The market: private debt financing
Private debt comprises mezzanine and other forms of debt financing that comes mainly from institutional investors such as funds and insurance companies – but not from banks. In contrast to publicly listed corporate bonds, private debt instruments are generally illiquid and not regularly traded on organised markets. They originate in the UK and the USA, where they are an established form of funding and have long been used for growth finance and buyouts. Fund managers generally specialise in specific market segments:
- Senior debt refers to first ranking, secured loans used to finance buyout transactions and growth funding. Returns are generated almost exclusively by the current interest payments.
- Mezzanine is an intermediate form between debt and equity. It is used mainly for buyouts and growth finance and is often subordinated to bank debt. Returns are made up of several components; primarily current and final interest payments, as well as warrants for shares in the company being acquired, known as "equity kickers".
- Credit opportunities funds invest in a wide variety of financing structures and situations. Alongside complex refinancings of companies who are cut off from capital markets for various reasons, the funds also specialise in secondary transactions.
- Distressed debt funds debt funds mostly buy senior secured loans in the secondary market at a discount to their face value. They concentrate on acquiring sound assets in situations in which companies have run into financial difficulties.
There are four main reasons why institutional investors should invest in private debt:
1. Attractive, stable spreads
Private debt and mezzanine offer attractive spreads over sovereign debt, corporate bonds and high yield securities.
2. Low correlation with other asset classes
Low correlation with traditional asset classes provides positive diversification.
3. Risk reduction
Stable performance across all market cycles thanks to combination of different credit strategies.
4. Well-established asset class
The asset class has highly experienced fund managers with verifiable track records and differentiated investment approaches.

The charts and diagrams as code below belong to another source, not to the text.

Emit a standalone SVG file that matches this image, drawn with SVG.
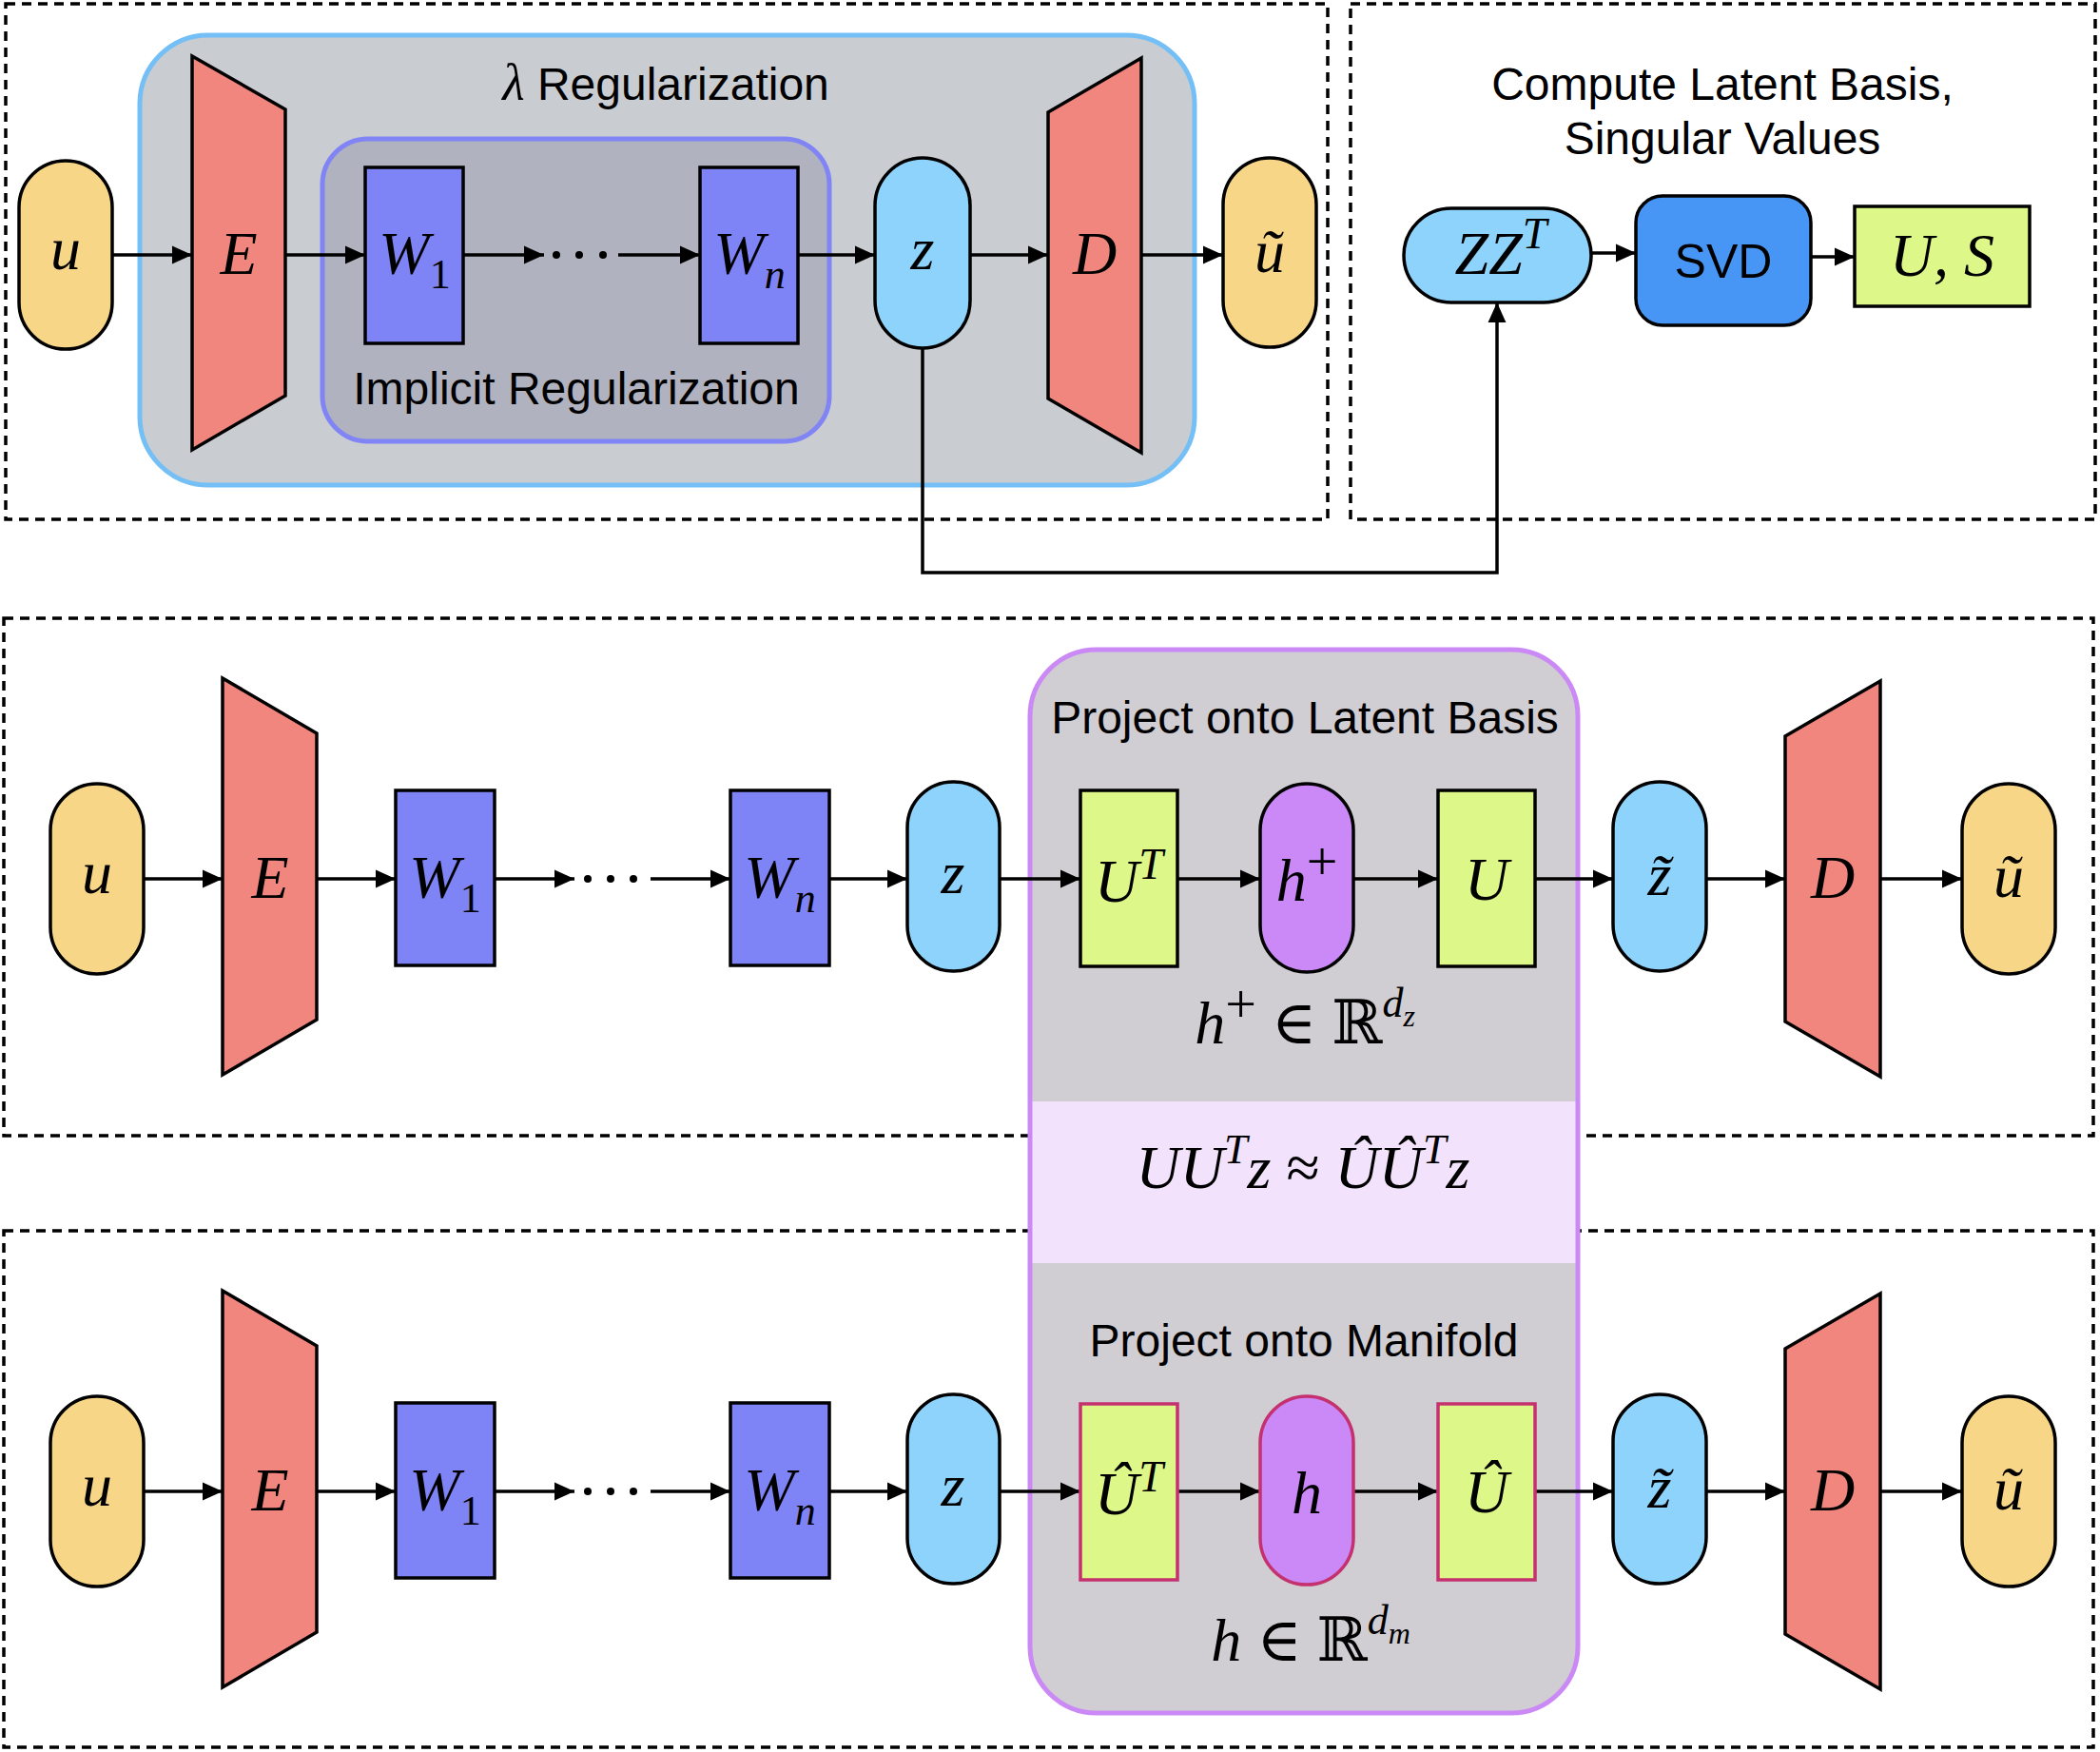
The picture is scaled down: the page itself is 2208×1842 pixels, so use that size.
<svg xmlns="http://www.w3.org/2000/svg" width="2208" height="1842" viewBox="0 0 2208 1842">
<defs>
<style>
.panel{fill:none;stroke:#000;stroke-width:3.5;stroke-dasharray:10 7}
.nd{stroke:#000;stroke-width:3.5}
.cr{stroke:#C4316E;stroke-width:3.5}
.yel{fill:#F8D688}
.sal{fill:#F0867E}
.wb{fill:#7E83F6}
.zb{fill:#8DD3FB}
.lime{fill:#DDF889}
.hp{fill:#CB88F7}
.svd{fill:#4796F6}
.conn{fill:none;stroke:#000;stroke-width:3.5;marker-end:url(#ah)}
.m{font-family:"Liberation Serif","DejaVu Serif",serif;font-style:italic;font-size:64px;text-anchor:middle;fill:#000}
.up{font-style:normal}
.plus{font-style:normal;font-size:58px}
.s{font-family:"Liberation Sans",Arial,sans-serif;font-size:48px;text-anchor:middle;fill:#000}
</style>
<marker id="ah" viewBox="0 0 20 20" refX="20" refY="10" markerWidth="21" markerHeight="21" markerUnits="userSpaceOnUse" orient="auto">
<path d="M0,1 L20,10 L0,19 z" fill="#000"/>
</marker>
<clipPath id="pc"><rect x="1083" y="683" width="576" height="1118" rx="70"/></clipPath>
</defs>
<rect width="2208" height="1842" fill="#fff"/>

<g id="panels">
<rect class="panel" x="6" y="4" width="1390" height="542"/>
<rect class="panel" x="1420" y="4" width="783" height="542"/>
<rect class="panel" x="4" y="650" width="2197" height="544"/>
<rect class="panel" x="4" y="1294" width="2197" height="543"/>
</g>

<g id="containers">
<g id="lambda-reg">
<rect x="147" y="37" width="1109" height="473" rx="72" fill="#C9CDD1" stroke="#74BFF6" stroke-width="5"/>
<text class="s" x="700" y="105"><tspan style="font-family:'Liberation Serif','DejaVu Serif',serif;font-style:italic;font-size:54px">λ</tspan> Regularization</text>
</g>
<g id="implicit-reg">
<rect x="339" y="146" width="533" height="318" rx="48" fill="#B0B2BF" stroke="#8084F5" stroke-width="5"/>
<text class="s" x="606" y="425">Implicit Regularization</text>
</g>
<g id="projection-box">
<g clip-path="url(#pc)">
<rect x="1083" y="683" width="576" height="1118" fill="#D0CED3"/>
<rect x="1083" y="1158" width="576" height="170" fill="#F2E2FC"/>
</g>
<rect x="1083" y="683" width="576" height="1118" rx="70" fill="none" stroke="#CB89F5" stroke-width="5"/>
<text class="s" x="1372" y="771">Project onto Latent Basis</text>
<text class="m" x="1372" y="1097">h<tspan class="plus" dy="-22">+</tspan><tspan class="up" dy="22"> ∈ ℝ</tspan><tspan font-size="44" dy="-28">d</tspan><tspan font-size="32" dy="10">z</tspan></text>
<text class="m" x="1370" y="1249">UU<tspan font-size="44" dy="-26">T</tspan><tspan dy="26">z </tspan><tspan class="up">≈</tspan> ÛÛ<tspan font-size="44" dy="-26">T</tspan><tspan dy="26">z</tspan></text>
<text class="s" x="1371" y="1426">Project onto Manifold</text>
<text class="m" x="1378" y="1746">h<tspan class="up"> ∈ ℝ</tspan><tspan font-size="44" dy="-28">d</tspan><tspan font-size="32" dy="10">m</tspan></text>
</g>
</g>

<g id="connectors">
<path class="conn" d="M118,268 H202"/>
<path class="conn" d="M300,268 H384"/>
<path class="conn" d="M487,268 H572"/>
<path class="conn" d="M650,268 H736"/>
<path class="conn" d="M839,268 H920"/>
<path class="conn" d="M1020,268 H1102"/>
<path class="conn" d="M1200,268 H1286"/>
<path class="conn" d="M970,366 V602 H1574 V318"/>
<path class="conn" d="M1673,266 H1720"/>
<path class="conn" d="M1904,270 H1950"/>
<path class="conn" d="M151,924 H234"/>
<path class="conn" d="M333,924 H416"/>
<path class="conn" d="M520,924 H604"/>
<path class="conn" d="M684,924 H768"/>
<path class="conn" d="M872,924 H954"/>
<path class="conn" d="M1051,924 H1136"/>
<path class="conn" d="M1238,924 H1325"/>
<path class="conn" d="M1423,924 H1512"/>
<path class="conn" d="M1614,924 H1696"/>
<path class="conn" d="M1794,924 H1877"/>
<path class="conn" d="M1977,924 H2063"/>
<path class="conn" d="M151,1568 H234"/>
<path class="conn" d="M333,1568 H416"/>
<path class="conn" d="M520,1568 H604"/>
<path class="conn" d="M684,1568 H768"/>
<path class="conn" d="M872,1568 H954"/>
<path class="conn" d="M1051,1568 H1136"/>
<path class="conn" d="M1238,1568 H1325"/>
<path class="conn" d="M1423,1568 H1512"/>
<path class="conn" d="M1614,1568 H1696"/>
<path class="conn" d="M1794,1568 H1877"/>
<path class="conn" d="M1977,1568 H2063"/>
<g fill="#000">
<circle cx="585" cy="268" r="4"/><circle cx="609" cy="268" r="4"/><circle cx="634" cy="268" r="4"/>
<circle cx="618" cy="924" r="4"/><circle cx="642" cy="924" r="4"/><circle cx="666" cy="924" r="4"/>
<circle cx="618" cy="1568" r="4"/><circle cx="642" cy="1568" r="4"/><circle cx="666" cy="1568" r="4"/>
</g>
</g>

<g id="t-u"><rect class="nd yel" x="20" y="169" width="98" height="198" rx="49"/><text class="m" x="69" y="283">u</text></g>
<g id="t-E"><polygon class="nd sal" points="202,59 300,115 300,416 202,473"/><text class="m" x="251" y="288">E</text></g>
<g id="t-W1"><rect class="nd wb" x="384" y="176" width="103" height="185"/><text class="m" x="436" y="288">W<tspan class="up" font-size="44" dy="15">1</tspan></text></g>
<g id="t-Wn"><rect class="nd wb" x="736" y="176" width="103" height="185"/><text class="m" x="788" y="288">W<tspan font-size="44" dy="15">n</tspan></text></g>
<g id="t-z"><rect class="nd zb" x="920" y="166" width="100" height="200" rx="50"/><text class="m" x="970" y="283">z</text></g>
<g id="t-D"><polygon class="nd sal" points="1102,118 1200,61 1200,476 1102,419"/><text class="m" x="1151" y="288">D</text></g>
<g id="t-ut"><rect class="nd yel" x="1286" y="166" width="98" height="199" rx="49"/><text class="m" x="1335" y="286">ũ</text></g>

<g id="svd-title"><text class="s" x="1811" y="105">Compute Latent Basis,</text><text class="s" x="1811" y="162">Singular Values</text></g>
<g id="n-ZZT"><rect class="nd zb" x="1476" y="219" width="197" height="99" rx="50"/><text class="m" x="1578" y="288">ZZ<tspan font-size="46" dy="-27">T</tspan></text></g>
<g id="n-SVD"><rect class="nd svd" x="1720" y="206" width="184" height="136" rx="28"/><text class="s" x="1812" y="292" style="font-size:50px">SVD</text></g>
<g id="n-US"><rect class="nd lime" x="1950" y="217" width="184" height="105"/><text class="m" x="2042" y="290">U, S</text></g>

<g id="m-u"><rect class="nd yel" x="53" y="824" width="98" height="200" rx="49"/><text class="m" x="102" y="939">u</text></g>
<g id="m-E"><polygon class="nd sal" points="234,713 333,771 333,1072 234,1130"/><text class="m" x="284" y="944">E</text></g>
<g id="m-W1"><rect class="nd wb" x="416" y="831" width="104" height="184"/><text class="m" x="468" y="944">W<tspan class="up" font-size="44" dy="15">1</tspan></text></g>
<g id="m-Wn"><rect class="nd wb" x="768" y="831" width="104" height="184"/><text class="m" x="820" y="944">W<tspan font-size="44" dy="15">n</tspan></text></g>
<g id="m-z"><rect class="nd zb" x="954" y="822" width="97" height="199" rx="48"/><text class="m" x="1002" y="939">z</text></g>
<g id="m-UT"><rect class="nd lime" x="1136" y="831" width="102" height="185"/><text class="m" x="1187" y="948">U<tspan font-size="46" dy="-24">T</tspan></text></g>
<g id="m-hp"><rect class="nd hp" x="1325" y="824" width="98" height="198" rx="49"/><text class="m" x="1374" y="947">h<tspan class="plus" dy="-22">+</tspan></text></g>
<g id="m-U"><rect class="nd lime" x="1512" y="831" width="102" height="185"/><text class="m" x="1563" y="946">U</text></g>
<g id="m-zt"><rect class="nd zb" x="1696" y="822" width="98" height="199" rx="49"/><text class="m" x="1745" y="941">z̃</text></g>
<g id="m-D"><polygon class="nd sal" points="1877,774 1977,716 1977,1132 1877,1074"/><text class="m" x="1927" y="944">D</text></g>
<g id="m-ut"><rect class="nd yel" x="2063" y="824" width="98" height="200" rx="49"/><text class="m" x="2112" y="943">ũ</text></g>

<g id="b-u"><rect class="nd yel" x="53" y="1468" width="98" height="200" rx="49"/><text class="m" x="102" y="1583">u</text></g>
<g id="b-E"><polygon class="nd sal" points="234,1357 333,1415 333,1716 234,1774"/><text class="m" x="284" y="1588">E</text></g>
<g id="b-W1"><rect class="nd wb" x="416" y="1475" width="104" height="184"/><text class="m" x="468" y="1588">W<tspan class="up" font-size="44" dy="15">1</tspan></text></g>
<g id="b-Wn"><rect class="nd wb" x="768" y="1475" width="104" height="184"/><text class="m" x="820" y="1588">W<tspan font-size="44" dy="15">n</tspan></text></g>
<g id="b-z"><rect class="nd zb" x="954" y="1466" width="97" height="199" rx="48"/><text class="m" x="1002" y="1583">z</text></g>
<g id="b-UhT"><rect class="cr lime" x="1136" y="1476" width="102" height="185"/><text class="m" x="1187" y="1592">Û<tspan font-size="46" dy="-24">T</tspan></text></g>
<g id="b-h"><rect class="cr hp" x="1325" y="1468" width="98" height="198" rx="49"/><text class="m" x="1374" y="1591">h</text></g>
<g id="b-Uh"><rect class="cr lime" x="1512" y="1476" width="102" height="185"/><text class="m" x="1563" y="1590">Û</text></g>
<g id="b-zt"><rect class="nd zb" x="1696" y="1466" width="98" height="199" rx="49"/><text class="m" x="1745" y="1585">z̃</text></g>
<g id="b-D"><polygon class="nd sal" points="1877,1418 1977,1360 1977,1776 1877,1718"/><text class="m" x="1927" y="1588">D</text></g>
<g id="b-ut"><rect class="nd yel" x="2063" y="1468" width="98" height="200" rx="49"/><text class="m" x="2112" y="1587">ũ</text></g>
</svg>
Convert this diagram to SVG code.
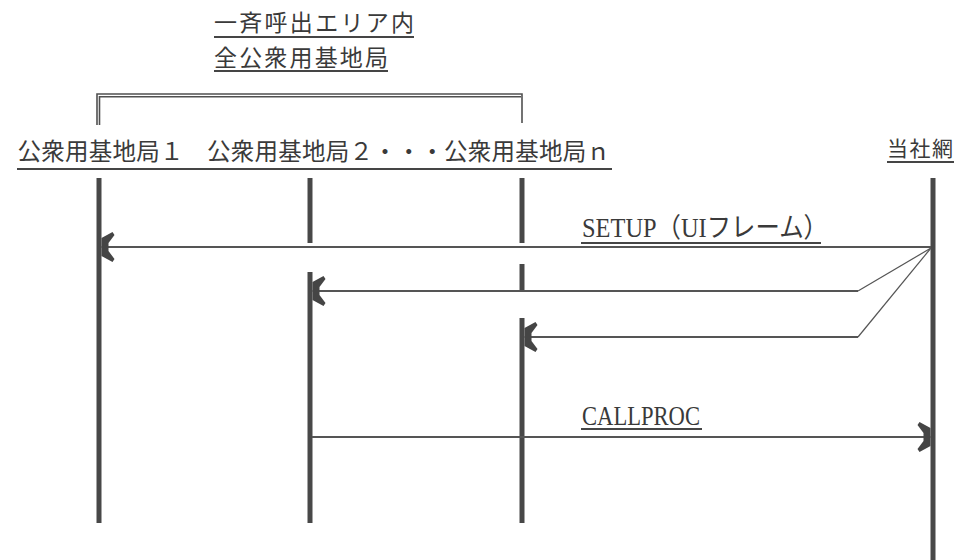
<svg xmlns="http://www.w3.org/2000/svg" width="961" height="560" viewBox="0 0 961 560">
<style>
  .jp { font-family: "Noto Sans CJK JP", "Noto Sans", sans-serif; fill: #3a3a3a; }
  .lat { font-family: "Liberation Serif", "Noto Sans CJK JP", serif; fill: #3a3a3a; }
  .life { stroke: #484848; stroke-width: 5; fill: none; }
  .ul { stroke: #454545; stroke-width: 2; fill: none; }
  .msg { stroke: #555; stroke-width: 2; fill: none; }
  .thin { stroke: #555; stroke-width: 1.2; fill: none; }
  .br { stroke: #505050; stroke-width: 1.6; fill: none; }
</style>
<defs>
  <marker id="ah" markerUnits="userSpaceOnUse" orient="auto" markerWidth="20" markerHeight="32" refX="16" refY="16" viewBox="0 0 20 32">
    <polygon points="16,7 5,1 3,4 9,12 9,20 3,28 5,31 16,25" fill="#454545"/>
  </marker>
</defs>
<rect width="961" height="560" fill="#ffffff"/>

<g id="title">
  <text class="jp" x="214" y="31" font-size="23" textLength="200" lengthAdjust="spacing">一斉呼出エリア内</text>
  <line class="ul" x1="214" y1="37" x2="414" y2="37"/>
  <text class="jp" x="214" y="66" font-size="23" textLength="174" lengthAdjust="spacing">全公衆用基地局</text>
  <line class="ul" x1="214" y1="71" x2="388" y2="71"/>
</g>

<g id="bracket">
  <path class="br" d="M97,125 V94 H522 V123"/>
  <path class="br" d="M99.5,125 V96.8 H521"/>
</g>

<g id="node-bs1">
  <text class="jp" x="17.5" y="160" font-size="23.5" textLength="165.9" lengthAdjust="spacing">公衆用基地局１</text>
  <line class="ul" x1="17" y1="169" x2="208" y2="169"/>
  <line class="life" x1="99" y1="178" x2="99" y2="523"/>
</g>

<g id="node-bs2">
  <text class="jp" x="207.1" y="160" font-size="23.5" textLength="237" lengthAdjust="spacing">公衆用基地局２・・・</text>
  <line class="ul" x1="207" y1="169" x2="445" y2="169"/>
  <line class="life" x1="310" y1="178" x2="310" y2="243"/>
  <line class="life" x1="310" y1="272" x2="310" y2="523"/>
</g>

<g id="node-bsn">
  <text class="jp" x="444.1" y="160" font-size="23.5" textLength="165.9" lengthAdjust="spacing">公衆用基地局ｎ</text>
  <line class="ul" x1="444" y1="169" x2="612" y2="169"/>
  <line class="life" x1="522" y1="178" x2="522" y2="243"/>
  <line class="life" x1="522" y1="264" x2="522" y2="290"/>
  <line class="life" x1="522" y1="318" x2="522" y2="523"/>
</g>

<g id="node-net">
  <text class="jp" x="887" y="156" font-size="21" textLength="66" lengthAdjust="spacing">当社網</text>
  <line class="ul" x1="887" y1="162" x2="954" y2="162"/>
  <line class="life" x1="933" y1="178" x2="933" y2="560"/>
</g>

<g id="connectors">
  <g id="msg-setup">
    <path class="msg" d="M931,247 H101.5" marker-end="url(#ah)"/>
    <text class="lat" x="582" y="237" font-size="27" textLength="246" lengthAdjust="spacingAndGlyphs">SETUP（UIフレーム）</text>
    <line class="ul" x1="581" y1="243" x2="821" y2="243"/>
  </g>
  <g id="msg-setup-2">
    <path class="thin" d="M931,248 L858,291"/>
    <path class="msg" d="M858,291 H312.5" marker-end="url(#ah)"/>
  </g>
  <g id="msg-setup-n">
    <path class="thin" d="M931,248 L858,337"/>
    <path class="msg" d="M858,337 H524.5" marker-end="url(#ah)"/>
  </g>
  <g id="msg-callproc">
    <path class="msg" d="M312,437 H930.5" marker-end="url(#ah)"/>
    <text class="lat" x="582" y="425" font-size="28" textLength="118" lengthAdjust="spacingAndGlyphs">CALLPROC</text>
    <line class="ul" x1="581" y1="429" x2="702" y2="429"/>
  </g>
</g>
</svg>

Golding Capital Partners offers institutional investors efficient access to the asset class private debt via specialised target funds in Europe and the USA. The aim is to build a diversified and robust portfolio for all phases of the economic cycle. We attach particular importance to the due diligence and professional selection of our target funds. Thanks to our excellent networks and many years of market experience we have access to the highest quality target funds.